Shock, Slack, and Strategy: Why Canadian Markets Just Hit a Turning Point

It is the kind of conversation that starts with a whisper and ends in a thunderclap. In the opening segment of BNN Bloomberg’s April 4, 2025, 9AM broadcast1, anchor Andrew Bell set the stage with an ominous tone: Canadian employment figures had disappointed, U.S. tariffs had surged, and global markets were rattled. To unpack the fallout, Bell is joined by Earl Davis, Head of Fixed Income and Money Markets at BMO Global Asset Management, and Karl Schamotta, Chief Market Strategist at Corpay. What follows is a sobering but insight-rich dialogue about policy, volatility, and the shape of things to come.

The Job Market Miss—and Why It Matters

From the outset, Davis pulls no punches. For him, Canada’s weak jobs report is not just another data point—it’s a signal flare for the Bank of Canada. “I think it increases the pulse possibility of an ease,” he says, noting the market’s 50% probability for a 25-basis-point cut. More importantly, the weak print gives the central bank “opportunities in the next meeting” to look through sticky inflation and focus on growth risks instead.

Schamotta agrees, noting that the initial signs of 2024 recovery have now evaporated. “We’re looking at a lack of confidence among Canadian employers, among consumers. Businesses overall are… pulling back on investment plans, on hiring plans.” The implications? More job losses ahead and more “room to begin easing rates more dramatically”.

Bell pushes further: does Canada still have restrictive monetary policy? Schamotta’s response is both tongue-in-cheek and chilling: “Measures of the neutral rate are always highly theoretical… almost a religious phenomenon.” But beneath the irony is a clear consensus: “We’re still in restrictive territory,” and even sub-2% policy rates might still qualify as tight.

Davis, for his part, sees even more dovish potential: “I saw terminal rates at 2%. I now think there’s a higher probability we get to one and a half by year end.” A “one-handle” on Canadian interest rates would be a profound shift, one made more likely by the growing sense of economic fragility.

Tariffs, Uncertainty, and the Shock to Global Trade

If the jobs data was a red flag, the reimposition of U.S. tariffs is a flashing siren. While Schamotta is measured—“not exactly” surprised—his real concern was existential. “The question… isn’t so much about the scale of it. It’s the motivation.” With Trump bundling disparate policy goals—manufacturing, immigration, currency strength—into a single tariff strategy, Schamotta warns, “It still isn’t clear why he’s doing this”.

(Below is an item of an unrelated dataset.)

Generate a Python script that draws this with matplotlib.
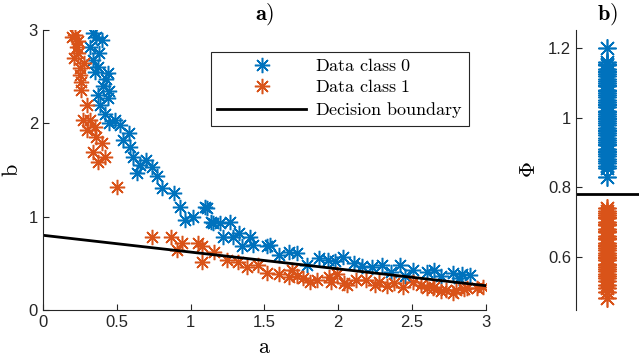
import numpy as np
import matplotlib.pyplot as plt

plt.rcParams['mathtext.fontset'] = 'cm'
plt.rcParams['font.family'] = 'Liberation Sans'

# class 0 samples (a, b)
a0 = [0.34, 0.40, 0.32, 0.36, 0.34, 0.38, 0.37, 0.35, 0.44, 0.43, 0.41, 0.37, 0.45, 0.44,
      0.39, 0.42, 0.45, 0.52, 0.58, 0.54, 0.59, 0.61, 0.70, 0.74, 0.64, 0.77, 0.81, 0.89,
      0.93, 0.96, 1.02, 1.11, 1.14, 1.20, 1.27, 1.22, 1.29, 1.33, 1.40, 1.35, 1.42, 1.52,
      1.10, 1.15, 1.54, 1.60, 1.67, 1.72, 1.79, 1.93, 2.03, 2.11, 2.23, 2.30, 2.42, 2.51,
      2.60, 2.65, 2.78, 2.84, 2.89, 2.45, 2.70, 2.82, 2.36, 2.16, 1.87, 1.98, 0.66, 0.49]
b0 = [2.97, 2.89, 2.82, 2.92, 2.68, 2.75, 2.60, 2.55, 2.54, 2.47, 2.40, 2.30, 2.34, 2.27,
      2.20, 2.10, 2.00, 1.98, 1.90, 1.82, 1.75, 1.64, 1.61, 1.53, 1.47, 1.43, 1.31, 1.25,
      1.10, 0.96, 1.00, 1.09, 0.94, 0.93, 0.94, 0.78, 0.78, 0.82, 0.78, 0.68, 0.70, 0.68,
      1.10, 0.93, 0.70, 0.59, 0.62, 0.61, 0.48, 0.54, 0.57, 0.50, 0.46, 0.48, 0.48, 0.43,
      0.41, 0.43, 0.40, 0.38, 0.37, 0.36, 0.36, 0.34, 0.41, 0.47, 0.56, 0.52, 1.55, 2.03]

# class 1 samples (a, b)
a1 = [0.22, 0.20, 0.23, 0.24, 0.25, 0.25, 0.26, 0.26, 0.30, 0.27, 0.32, 0.35, 0.30, 0.36,
      0.34, 0.42, 0.37, 0.50, 0.40, 0.28, 0.24, 0.21, 0.74, 0.87, 0.94, 0.91, 1.05, 1.08,
      1.08, 1.25, 1.32, 1.46, 1.52, 1.69, 1.67, 1.76, 1.81, 1.86, 1.94, 1.99, 2.06, 2.12,
      2.19, 2.28, 2.38, 2.51, 2.56, 2.65, 2.73, 2.80, 2.87, 2.98, 1.16, 1.38, 1.60, 2.04,
      2.33, 2.44, 2.60, 2.64, 2.78, 2.94, 2.70, 2.85, 1.95, 1.72, 2.25]
b1 = [2.95, 2.92, 2.82, 2.75, 2.59, 2.52, 2.44, 2.36, 2.20, 2.04, 2.04, 1.96, 1.93, 1.85,
      1.69, 1.64, 1.58, 1.32, 1.79, 2.65, 2.88, 2.70, 0.78, 0.78, 0.72, 0.64, 0.72, 0.68,
      0.51, 0.54, 0.51, 0.48, 0.40, 0.43, 0.35, 0.34, 0.30, 0.32, 0.35, 0.38, 0.27, 0.32,
      0.32, 0.30, 0.29, 0.30, 0.27, 0.25, 0.21, 0.21, 0.24, 0.25, 0.62, 0.46, 0.38, 0.29,
      0.26, 0.25, 0.23, 0.24, 0.18, 0.24, 0.20, 0.22, 0.30, 0.36, 0.27]

# decision boundary end points
boundary_a = [0, 3]
boundary_b = [0.80, 0.26]

# projected values
phi0 = [1.20, 1.16, 1.155, 1.15, 1.14, 1.135, 1.13, 1.125, 1.12, 1.11, 1.105, 1.10, 1.095,
        1.09, 1.08, 1.075, 1.07, 1.065, 1.06, 1.05, 1.045, 1.04, 1.035, 1.03, 1.02, 1.015,
        1.01, 1.005, 1.00, 0.995, 0.99, 0.985, 0.98, 0.97, 0.965, 0.96, 0.955, 0.95, 0.94,
        0.935, 0.93, 0.925, 0.92, 0.91, 0.905, 0.90, 0.895, 0.89, 0.88, 0.875, 0.87, 0.86,
        0.855, 0.83]
phi1 = [0.74, 0.73, 0.725, 0.72, 0.715, 0.71, 0.70, 0.695, 0.69, 0.68, 0.675, 0.67, 0.66,
        0.655, 0.65, 0.64, 0.635, 0.63, 0.625, 0.62, 0.61, 0.605, 0.60, 0.595, 0.59, 0.58,
        0.575, 0.57, 0.565, 0.56, 0.55, 0.545, 0.54, 0.53, 0.52, 0.51, 0.50, 0.48]
phi_boundary = 0.78

blue = '#0072BD'
orange = '#D95319'
grey = '#262626'
ms = 11

fig = plt.figure(figsize=(6.4, 3.6), dpi=100)
ax = fig.add_axes([0.067, 0.139, 0.692, 0.778])
ax2 = fig.add_axes([0.9, 0.139, 0.098, 0.778])

ax.plot(a0, b0, ls='none', marker=(8, 2, 0), ms=ms, mew=1.1, color=blue,
        label=r'$\mathrm{Data\ class\ 0}$')
ax.plot(a1, b1, ls='none', marker=(8, 2, 0), ms=ms, mew=1.1, color=orange,
        label=r'$\mathrm{Data\ class\ 1}$')
ax.plot(boundary_a, boundary_b, color='black', lw=2, label=r'$\mathrm{Decision\ boundary}$')

ax.set_xlim(0, 3)
ax.set_ylim(0, 3)
ax.set_xticks(np.arange(0, 3.01, 0.5))
ax.set_xticklabels(['0', '0.5', '1', '1.5', '2', '2.5', '3'])
ax.set_yticks([0, 1, 2, 3])
ax.set_xlabel(r'$\mathrm{a}$', fontsize=16, labelpad=5)
ax.set_ylabel(r'$\mathrm{b}$', fontsize=16, labelpad=4)
ax.set_title(r'$\mathbf{a)}$', fontsize=16, pad=7)
leg = ax.legend(loc='upper right', bbox_to_anchor=(0.962, 0.922), fontsize=13,
                frameon=True, fancybox=False, edgecolor=grey, framealpha=1,
                borderpad=0.35, labelspacing=0.22, handlelength=4.9, handletextpad=0.5,
                borderaxespad=0)
leg.get_frame().set_linewidth(0.8)

ax2.plot([1] * len(phi0), phi0, ls='none', marker=(8, 2, 0), ms=13, mew=1.2, color=blue)
ax2.plot([1] * len(phi1), phi1, ls='none', marker=(8, 2, 0), ms=13, mew=1.2, color=orange)
ax2.axhline(phi_boundary, color='black', lw=2)
ax2.set_xlim(0, 2)
ax2.set_ylim(0.447, 1.252)
ax2.set_yticks([0.6, 0.8, 1.0, 1.2])
ax2.set_yticklabels(['0.6', '0.8', '1', '1.2'])
ax2.set_xticks([])
ax2.set_ylabel(r'$\Phi$', fontsize=16, labelpad=6)
ax2.set_title(r'$\mathbf{b)}$', fontsize=16, pad=7)

for a in (ax, ax2):
    for s in ('top', 'right'):
        a.spines[s].set_visible(False)
    a.spines['left'].set_color(grey)
    a.spines['bottom'].set_color(grey)
    a.tick_params(direction='in', colors=grey, labelsize=12, length=4)
ax2.spines['bottom'].set_visible(False)

fig.savefig('out.png', dpi=100)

That opacity, he argues, introduces profound systemic risk. “We could be looking at major changes to how the global financial system works in addition to how global trade works.” In other words, tariffs may be the beginning, not the end, of the disruption.

Davis, by contrast, is stunned. “I thought this was a worst-case scenario, and it changed my view going forward and approaching the markets 180 degrees.” What troubles him most wasn’t just the scale, but the intention. “This is tariffs for tariffs’ sake as a revenue generator,” he says, a view underscored by the targeting of China—it's third largest trading partner.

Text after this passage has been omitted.